220 ans d’Haïti: «Les gangs armés réduisent les Haïtiens en esclavage»

Le 1er janvier 2024, Haïti a célébré les 220 ans de son indépendance. La commémoration de cette liberté arrachée résonne étrangement dans un pays miné par les guerres de gangs qui sévissent sur le territoire. Mgr Désinord Jean, évêque de Hinche dans le centre d'Haïti, s'inquiète de la situation difficile de son pays. Il espère une solution politique du conflit pour le bien de tous les Haïtiens.

Entretien réalisé par Jean-Benoît Harel - Cité du Vatican

Il y a 220 ans, le 1er janvier 1804, les compagnons de Toussaint Louverture proclamaient l’indépendance d’Haïti au terme d’une lutte avec la France d’une quinzaine d’années. Cette indépendance est l’aboutissement d’une révolte d’esclaves sans précédent dans l’histoire. Les Haïtiens sont ainsi devenus le premier peuple noir libre du Nouveau Monde.

Mais 220 ans après ce souffle de liberté, Haïti surnommée «la perle des Antilles», accumule les difficultés: reconstruction ardue après le séisme de 2010, instabilité politique mais surtout guerre de gangs qui gangrène les rues et la vie des Haïtiens, entravant le développement économique et social. Les guerres entre factions rivales ont causé la mort d'environ 4000 personnes pour la seule année 2023. Mgr Désinord Jean, évêque de Hinche dans le centre du pays, explique les difficultés du peuple haïtien et son espérance dans une solution politique.

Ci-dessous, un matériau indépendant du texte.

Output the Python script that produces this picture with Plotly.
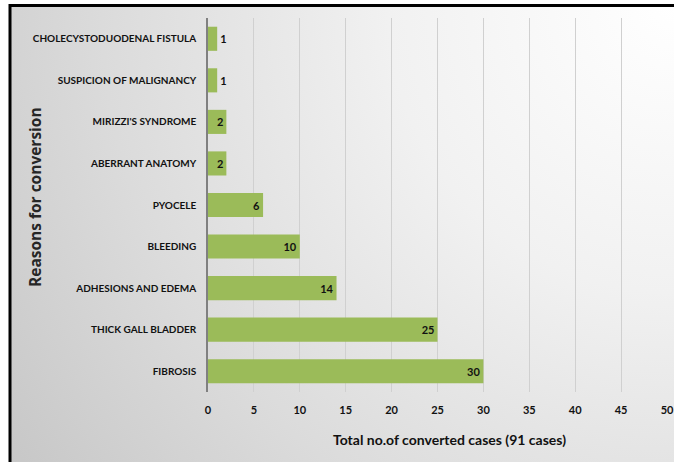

Entretien avec Mgr Jean Désinord, évêque de Hinche

Mgr Jean, dans quel contexte sont célébrés les 220 ans de l’indépendance d’Haïti?

La fête des 220 ans d'indépendance d'Haïti devrait être un grand événement célébré dans une ambiance de gaieté et de joie. Mais malheureusement, c'est dans une ambiance terne et morose que nous la célébrons à cause de la situation sociopolitique.

C'est un acte fondateur qui a permis à un groupe d'hommes et de femmes de se mettre debout contre la violence exercée sur leurs personnes. Ils ont brisé les chaînes de l'esclavage et ont acquis la liberté. C'est un acte fondateur non seulement pour les Haïtiens, non seulement pour les Noirs, mais pour la race humaine et pour l'humanité. Nous, Haïtiens, devons revisiter 1804 pour retrouver dans cet acte fondateur, les raisons et les motivations pour refonder la nation aujourd'hui, sur les valeurs de justice sociale, de fraternité, de solidarité et de développement humain intégral.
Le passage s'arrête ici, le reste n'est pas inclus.